Quitting the real

ChloeAridjis

Bookslut interview Chloe Aridjis.

Certainly an inspiration for the first novel was a book of Joseph Roth’s brilliant essays on Berlin, written in the 1920s and the deepening shadows of the early ’30s; although he was writing about what he observed around him, they of course reveal a great deal of the author himself. The same could be said of Robert Walser’s and Walter Benjamin’s Berlin. The more infused a city’s portrait is with the author’s own spirit, the better. There are plenty of sources one can turn to for straight reportage. There’s of course a whole modernist tradition exploring the relationship between self and city. In both my novels I was interested in doing this, and even the narratives I tried to structure in such a way as to echo some sense of meandering. The National Gallery is of course a very rarified sort of microcosm in contrast to the more urban Berlin, but there too I try to somehow have the narrator’s mental processes mirror spatial layout. When you’re writing about a city you’re both there and not there; you inhabit it fully yet at the same time maintain the necessary degree of detachment for observation and contemplation. It’s more of an ongoing dialogue with oneself than with others.

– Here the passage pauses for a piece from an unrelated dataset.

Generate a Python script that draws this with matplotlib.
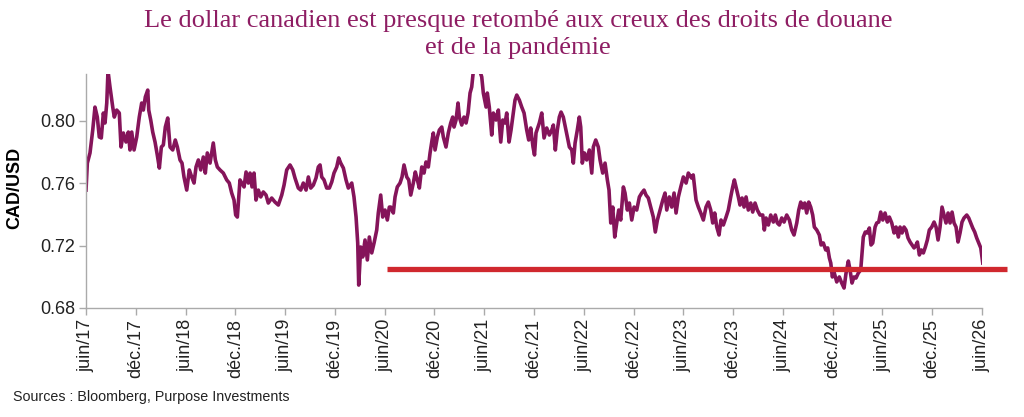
import matplotlib
matplotlib.use("Agg")
import matplotlib.pyplot as plt

# months elapsed since June 2017, CAD/USD
months = [
    0.00, 0.16, 0.48, 0.81, 1.08, 1.36, 1.60, 1.84, 2.09, 2.29, 2.50, 2.65, 2.89, 3.22, 3.41, 3.70,
    4.01, 4.22, 4.50, 4.82, 5.10, 5.30, 5.51, 5.79, 6.11, 6.42, 6.71, 6.91, 7.15, 7.44, 7.56, 7.80,
    8.04, 8.32, 8.59, 8.84, 9.08, 9.32, 9.56, 9.85, 10.13, 10.45, 10.76, 11.01, 11.33, 11.57, 11.81,
    12.14, 12.45, 12.74, 13.02, 13.26, 13.54, 13.83, 14.14, 14.38, 14.62, 14.95, 15.34, 15.59, 15.83,
    16.15, 16.55, 16.96, 17.27, 17.56, 17.84, 18.04, 18.24, 18.56, 18.77, 19.05, 19.29, 19.56, 19.77,
    20.01, 20.25, 20.49, 20.77, 21.06, 21.37, 21.70, 21.97, 22.38, 22.78, 23.18, 23.38, 23.59, 23.87,
    24.19, 24.59, 24.92, 25.19, 25.59, 25.88, 26.19, 26.52, 26.80, 27.09, 27.40, 27.72, 28.00, 28.21,
    28.41, 28.69, 29.01, 29.33, 29.62, 29.89, 30.22, 30.46, 30.70, 31.02, 31.34, 31.62, 32.03, 32.30,
    32.55, 32.75, 32.87, 33.11, 33.35, 33.63, 33.91, 34.15, 34.44, 34.72, 35.04, 35.23, 35.52, 35.76,
    36.04, 36.32, 36.56, 36.73, 37.04, 37.25, 37.52, 37.85, 38.09, 38.33, 38.66, 38.90, 39.14, 39.45,
    39.69, 39.94, 40.18, 40.47, 40.74, 40.98, 41.26, 41.47, 41.71, 41.86, 42.07, 42.35, 42.59, 42.88,
    43.07, 43.39, 43.67, 43.96, 44.20, 44.36, 44.60, 44.84, 45.00, 45.29, 45.56, 45.81, 46.05, 46.29,
    46.49, 46.69, 47.10, 47.41, 47.70, 47.89, 48.22, 48.37, 48.61, 48.90, 49.10, 49.42, 49.70, 49.99,
    50.23, 50.51, 50.71, 50.99, 51.23, 51.51, 51.71, 51.92, 52.23, 52.52, 52.80, 53.12, 53.36, 53.60,
    53.88, 54.06, 54.24, 54.64, 54.93, 55.21, 55.53, 55.85, 56.14, 56.33, 56.57, 56.81, 57.05, 57.26,
    57.53, 57.78, 58.02, 58.26, 58.55, 58.74, 58.95, 59.22, 59.46, 59.63, 59.82, 60.07, 60.35, 60.67,
    60.96, 61.15, 61.44, 61.75, 61.96, 62.28, 62.56, 62.84, 63.04, 63.25, 63.49, 63.73, 63.97, 64.21,
    64.45, 64.77, 64.97, 65.25, 65.49, 65.78, 66.06, 66.38, 66.70, 66.98, 67.26, 67.50, 67.78, 68.07,
    68.38, 68.62, 68.87, 69.19, 69.52, 69.79, 70.00, 70.31, 70.60, 70.88, 71.12, 71.40, 71.69, 72.00,
    72.33, 72.60, 72.99, 73.19, 73.53, 73.81, 74.10, 74.41, 74.73, 75.01, 75.30, 75.54, 75.78, 76.03,
    76.30, 76.54, 76.82, 77.15, 77.42, 77.71, 77.95, 78.15, 78.35, 78.63, 78.83, 79.08, 79.32, 79.56,
    79.83, 80.12, 80.36, 80.64, 80.92, 81.24, 81.57, 81.76, 81.97, 82.25, 82.53, 82.85, 83.09, 83.33,
    83.57, 83.86, 84.14, 84.46, 84.78, 85.06, 85.34, 85.67, 85.91, 86.15, 86.39, 86.63, 86.87, 87.11,
    87.35, 87.59, 87.79, 88.08, 88.39, 88.60, 88.87, 89.16, 89.40, 89.60, 89.77, 89.96, 90.16, 90.49,
    90.80, 91.09, 91.37, 91.61, 91.89, 92.09, 92.33, 92.57, 92.81, 93.09, 93.38, 93.54, 93.69, 93.93,
    94.18, 94.42, 94.62, 94.83, 95.11, 95.31, 95.55, 95.79, 96.04, 96.31, 96.59, 96.83, 97.12, 97.40,
    97.64, 97.92, 98.12, 98.36, 98.60, 98.84, 99.08, 99.33, 99.57, 99.81, 100.05, 100.21, 100.45,
    100.69, 100.93, 101.17, 101.41, 101.65, 101.94, 102.22, 102.46, 102.70, 102.94, 103.18, 103.42,
    103.66, 103.91, 104.15, 104.39, 104.63, 104.87, 105.11, 105.35, 105.59, 105.83, 106.16, 106.40,
    106.64, 106.88, 107.12, 107.36, 107.60, 107.85, 108.09,
]
cad_usd = [
    0.7556, 0.7729, 0.7794, 0.7941, 0.8088, 0.8024, 0.7896, 0.7890, 0.8050, 0.7986, 0.8114, 0.8320,
    0.8217, 0.8088, 0.8024, 0.8069, 0.8050, 0.7832, 0.7922, 0.7864, 0.7928, 0.7813, 0.7928, 0.7813,
    0.7896, 0.8024, 0.8114, 0.8069, 0.8153, 0.8197, 0.8069, 0.8005, 0.7928, 0.7864, 0.7781, 0.7697,
    0.7832, 0.7845, 0.7960, 0.8018, 0.7832, 0.7813, 0.7877, 0.7832, 0.7749, 0.7729, 0.7640, 0.7556,
    0.7685, 0.7640, 0.7601, 0.7704, 0.7749, 0.7685, 0.7768, 0.7665, 0.7794, 0.7729, 0.7858, 0.7749,
    0.7704, 0.7685, 0.7665, 0.7621, 0.7601, 0.7537, 0.7492, 0.7396, 0.7383, 0.7621, 0.7601, 0.7576,
    0.7672, 0.7601, 0.7665, 0.7576, 0.7665, 0.7492, 0.7556, 0.7512, 0.7544, 0.7524, 0.7473, 0.7505,
    0.7479, 0.7460, 0.7492, 0.7524, 0.7588, 0.7685, 0.7717, 0.7685, 0.7633, 0.7569, 0.7556, 0.7601,
    0.7556, 0.7640, 0.7569, 0.7588, 0.7633, 0.7704, 0.7717, 0.7640, 0.7621, 0.7569, 0.7569, 0.7608,
    0.7665, 0.7704, 0.7762, 0.7729, 0.7697, 0.7621, 0.7569, 0.7601, 0.7512, 0.7383, 0.7217, 0.6947,
    0.7191, 0.7127, 0.7236, 0.7108, 0.7255, 0.7153, 0.7217, 0.7300, 0.7409, 0.7524, 0.7383, 0.7428,
    0.7364, 0.7447, 0.7447, 0.7409, 0.7512, 0.7576, 0.7601, 0.7640, 0.7717, 0.7640, 0.7621, 0.7524,
    0.7601, 0.7672, 0.7621, 0.7569, 0.7704, 0.7665, 0.7736, 0.7704, 0.7794, 0.7877, 0.7922, 0.7813,
    0.7896, 0.7941, 0.7960, 0.7896, 0.7832, 0.7922, 0.7986, 0.8024, 0.7960, 0.8005, 0.8114, 0.8024,
    0.7973, 0.8024, 0.7986, 0.8050, 0.8178, 0.8217, 0.8320, 0.8340, 0.8330, 0.8281, 0.8178, 0.8088,
    0.8178, 0.8088, 0.7909, 0.8050, 0.8005, 0.8069, 0.7864, 0.8005, 0.7986, 0.8050, 0.7864, 0.7941,
    0.8050, 0.8133, 0.8165, 0.8133, 0.8088, 0.8050, 0.7941, 0.7877, 0.7954, 0.7832, 0.7781, 0.7922,
    0.7986, 0.8050, 0.7890, 0.7954, 0.7909, 0.7941, 0.7973, 0.7813, 0.7941, 0.8024, 0.8056, 0.8024,
    0.7960, 0.7896, 0.7832, 0.7813, 0.7729, 0.7858, 0.7941, 0.8024, 0.7960, 0.7729, 0.7794, 0.7749,
    0.7813, 0.7665, 0.7832, 0.7877, 0.7832, 0.7749, 0.7665, 0.7729, 0.7621, 0.7556, 0.7345, 0.7447,
    0.7255, 0.7345, 0.7428, 0.7364, 0.7576, 0.7537, 0.7428, 0.7473, 0.7364, 0.7447, 0.7428, 0.7512,
    0.7537, 0.7556, 0.7524, 0.7505, 0.7447, 0.7383, 0.7287, 0.7364, 0.7428, 0.7492, 0.7537, 0.7428,
    0.7512, 0.7447, 0.7537, 0.7409, 0.7512, 0.7576, 0.7640, 0.7601, 0.7665, 0.7633, 0.7653, 0.7492,
    0.7447, 0.7409, 0.7364, 0.7447, 0.7479, 0.7428, 0.7345, 0.7409, 0.7319, 0.7268, 0.7364, 0.7332,
    0.7383, 0.7428, 0.7512, 0.7576, 0.7621, 0.7576, 0.7512, 0.7460, 0.7505, 0.7447, 0.7512, 0.7428,
    0.7473, 0.7415, 0.7473, 0.7428, 0.7396, 0.7396, 0.7300, 0.7377, 0.7332, 0.7396, 0.7351, 0.7396,
    0.7345, 0.7332, 0.7377, 0.7351, 0.7396, 0.7364, 0.7300, 0.7268, 0.7345, 0.7428, 0.7479, 0.7441,
    0.7473, 0.7409, 0.7479, 0.7447, 0.7396, 0.7319, 0.7300, 0.7268, 0.7204, 0.7217, 0.7172, 0.7185,
    0.7121, 0.7088, 0.6999, 0.7031, 0.6967, 0.6999, 0.6960, 0.6928, 0.7024, 0.7101, 0.7044, 0.6960,
    0.6999, 0.6992, 0.7024, 0.7044, 0.7153, 0.7255, 0.7287, 0.7281, 0.7313, 0.7204, 0.7217, 0.7319,
    0.7345, 0.7351, 0.7415, 0.7364, 0.7409, 0.7351, 0.7383, 0.7345, 0.7281, 0.7319, 0.7255, 0.7319,
    0.7281, 0.7319, 0.7300, 0.7249, 0.7223, 0.7204, 0.7185, 0.7204, 0.7223, 0.7140, 0.7172, 0.7153,
    0.7191, 0.7236, 0.7300, 0.7319, 0.7351, 0.7319, 0.7236, 0.7319, 0.7447, 0.7396, 0.7345, 0.7409,
    0.7345, 0.7415, 0.7345, 0.7319, 0.7223, 0.7281, 0.7351, 0.7377, 0.7396, 0.7377, 0.7345, 0.7313,
    0.7287, 0.7249, 0.7217, 0.7185, 0.7088,
]

# red reference line: level and span (months)
floor_level = 0.705
floor_span = [36.3, 111.0]

tick_months = list(range(0, 109, 6))
tick_labels = ["juin/17", "déc./17", "juin/18", "déc./18", "juin/19", "déc./19", "juin/20",
               "déc./20", "juin/21", "déc./21", "juin/22", "déc./22", "juin/23", "déc./23",
               "juin/24", "déc./24", "juin/25", "déc./25", "juin/26"]
y_ticks = [0.68, 0.72, 0.76, 0.80]

plt.rcParams["font.family"] = ["Liberation Sans", "DejaVu Sans"]

fig = plt.figure(figsize=(10.24, 4.17), dpi=100)
ax = fig.add_axes([0.084, 0.2614, 0.875, 0.5611])

ax.plot(months, cad_usd, color="#85145a", lw=2.6, solid_joinstyle="round")
ax.plot(floor_span, [floor_level, floor_level], color="#d0282e", lw=3.8,
        solid_capstyle="butt", clip_on=False, zorder=3)

ax.set_xlim(0, 108)
ax.set_ylim(0.68, 0.83)
ax.set_xticks(tick_months)
ax.set_xticklabels(tick_labels, rotation=90, fontsize=13, color="#222222")
ax.set_yticks(y_ticks)
ax.set_yticklabels([f"{v:.2f}" for v in y_ticks], fontsize=13, color="#222222")
ax.tick_params(axis="x", length=5, width=1, color="#aaaaaa", pad=3)
ax.tick_params(axis="y", length=5, width=1, color="#aaaaaa", pad=3)
for side in ["top", "right"]:
    ax.spines[side].set_visible(False)
for side in ["left", "bottom"]:
    ax.spines[side].set_color("#aaaaaa")
    ax.spines[side].set_linewidth(1)

fig.text(0.0146, 0.55, "CAD/USD", rotation=90, fontsize=13, fontweight="bold",
         ha="center", va="center")

fig.text(0.506, 0.977, "Le dollar canadien est presque retombé aux creux des droits de douane\net de la pandémie",
         family=["Liberation Serif", "DejaVu Serif"], fontsize=19, color="#8e1d63",
         ha="center", va="top", linespacing=1.3)

fig.text(0.0127, 0.048, "Sources : Bloomberg, Purpose Investments", fontsize=10.3,
         color="#222222", ha="left", va="center")

fig.savefig("out.png", dpi=100)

As for the pavement artist at the end, with his copy of da Vinci’s Last Supper which he displays daily outside of the steps of the National Gallery, I was thinking about this kind of freedom versus the captivity of the institution and all the paintings that will remain forever within this quite rigid classification of the museum. At the end of the day he can roll up his scroll and walk away. I was interested in the freedom of the more mobile image, issues of captivity prefigured by the visit to the Jardin des Plantes and the animals there, admired behind glass. As John Berger has written, like paintings they rarely seem to return one’s gaze. Cities can offer freedom but they can also very quickly become prisons of structure and routine.